-- START OF Material provided --
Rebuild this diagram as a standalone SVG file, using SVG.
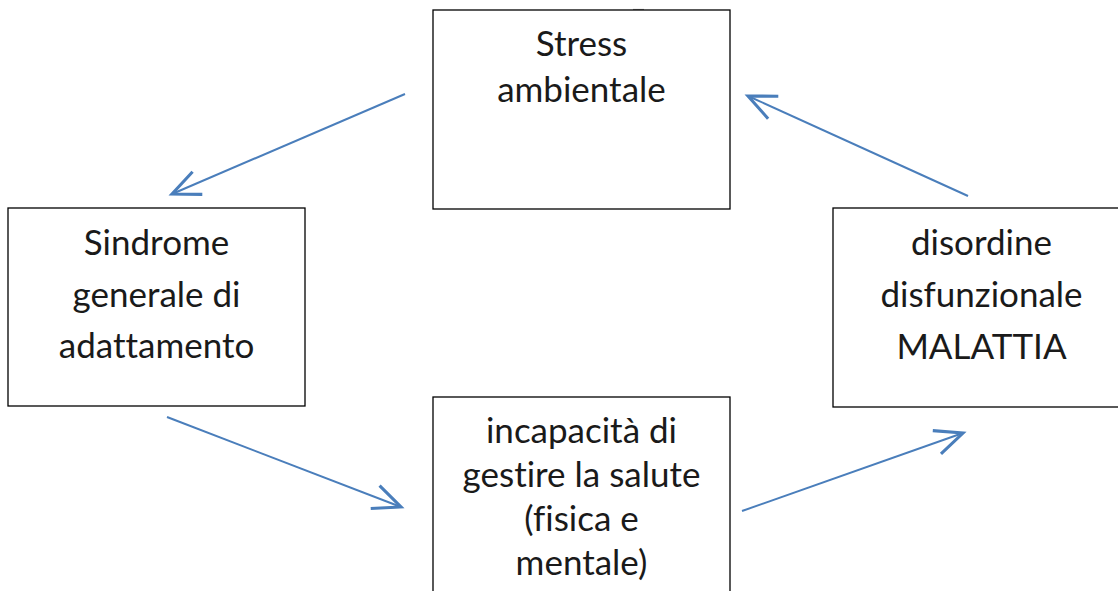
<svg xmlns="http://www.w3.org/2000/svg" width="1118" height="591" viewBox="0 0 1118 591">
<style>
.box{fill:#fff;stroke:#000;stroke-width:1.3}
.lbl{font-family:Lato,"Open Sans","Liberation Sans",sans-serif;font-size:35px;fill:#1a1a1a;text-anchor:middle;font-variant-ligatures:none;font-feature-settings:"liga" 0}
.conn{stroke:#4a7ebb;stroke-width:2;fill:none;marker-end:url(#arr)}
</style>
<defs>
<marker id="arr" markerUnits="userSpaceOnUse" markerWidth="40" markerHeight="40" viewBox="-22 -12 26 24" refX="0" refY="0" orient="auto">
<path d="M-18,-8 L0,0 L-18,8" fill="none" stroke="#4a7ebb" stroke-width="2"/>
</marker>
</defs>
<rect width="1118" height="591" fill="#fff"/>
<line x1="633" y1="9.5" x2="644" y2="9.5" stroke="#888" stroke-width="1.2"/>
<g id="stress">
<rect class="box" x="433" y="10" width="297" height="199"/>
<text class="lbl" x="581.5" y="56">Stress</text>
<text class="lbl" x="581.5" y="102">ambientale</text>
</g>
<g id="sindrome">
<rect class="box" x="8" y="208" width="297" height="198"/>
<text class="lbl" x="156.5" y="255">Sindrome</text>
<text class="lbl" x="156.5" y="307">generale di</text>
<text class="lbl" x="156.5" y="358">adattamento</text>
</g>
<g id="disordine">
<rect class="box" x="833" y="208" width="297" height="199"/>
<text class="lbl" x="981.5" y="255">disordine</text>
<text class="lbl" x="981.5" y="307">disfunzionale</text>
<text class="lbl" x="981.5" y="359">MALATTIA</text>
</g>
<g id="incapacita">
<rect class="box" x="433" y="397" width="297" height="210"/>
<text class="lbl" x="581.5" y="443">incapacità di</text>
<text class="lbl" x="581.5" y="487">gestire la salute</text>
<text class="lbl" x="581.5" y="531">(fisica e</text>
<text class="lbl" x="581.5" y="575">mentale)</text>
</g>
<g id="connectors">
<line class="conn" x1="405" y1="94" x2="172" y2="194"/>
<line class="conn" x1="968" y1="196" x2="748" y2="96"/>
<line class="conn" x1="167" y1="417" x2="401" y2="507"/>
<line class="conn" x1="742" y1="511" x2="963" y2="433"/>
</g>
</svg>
-- END OF Material provided --
### Task brief
Restate the whole listing above exactly, except for its images.

### The answer
Rebuild this diagram as a standalone SVG file, using SVG.
<svg xmlns="http://www.w3.org/2000/svg" width="1118" height="591" viewBox="0 0 1118 591">
<style>
.box{fill:#fff;stroke:#000;stroke-width:1.3}
.lbl{font-family:Lato,"Open Sans","Liberation Sans",sans-serif;font-size:35px;fill:#1a1a1a;text-anchor:middle;font-variant-ligatures:none;font-feature-settings:"liga" 0}
.conn{stroke:#4a7ebb;stroke-width:2;fill:none;marker-end:url(#arr)}
</style>
<defs>
<marker id="arr" markerUnits="userSpaceOnUse" markerWidth="40" markerHeight="40" viewBox="-22 -12 26 24" refX="0" refY="0" orient="auto">
<path d="M-18,-8 L0,0 L-18,8" fill="none" stroke="#4a7ebb" stroke-width="2"/>
</marker>
</defs>
<rect width="1118" height="591" fill="#fff"/>
<line x1="633" y1="9.5" x2="644" y2="9.5" stroke="#888" stroke-width="1.2"/>
<g id="stress">
<rect class="box" x="433" y="10" width="297" height="199"/>
<text class="lbl" x="581.5" y="56">Stress</text>
<text class="lbl" x="581.5" y="102">ambientale</text>
</g>
<g id="sindrome">
<rect class="box" x="8" y="208" width="297" height="198"/>
<text class="lbl" x="156.5" y="255">Sindrome</text>
<text class="lbl" x="156.5" y="307">generale di</text>
<text class="lbl" x="156.5" y="358">adattamento</text>
</g>
<g id="disordine">
<rect class="box" x="833" y="208" width="297" height="199"/>
<text class="lbl" x="981.5" y="255">disordine</text>
<text class="lbl" x="981.5" y="307">disfunzionale</text>
<text class="lbl" x="981.5" y="359">MALATTIA</text>
</g>
<g id="incapacita">
<rect class="box" x="433" y="397" width="297" height="210"/>
<text class="lbl" x="581.5" y="443">incapacità di</text>
<text class="lbl" x="581.5" y="487">gestire la salute</text>
<text class="lbl" x="581.5" y="531">(fisica e</text>
<text class="lbl" x="581.5" y="575">mentale)</text>
</g>
<g id="connectors">
<line class="conn" x1="405" y1="94" x2="172" y2="194"/>
<line class="conn" x1="968" y1="196" x2="748" y2="96"/>
<line class="conn" x1="167" y1="417" x2="401" y2="507"/>
<line class="conn" x1="742" y1="511" x2="963" y2="433"/>
</g>
</svg>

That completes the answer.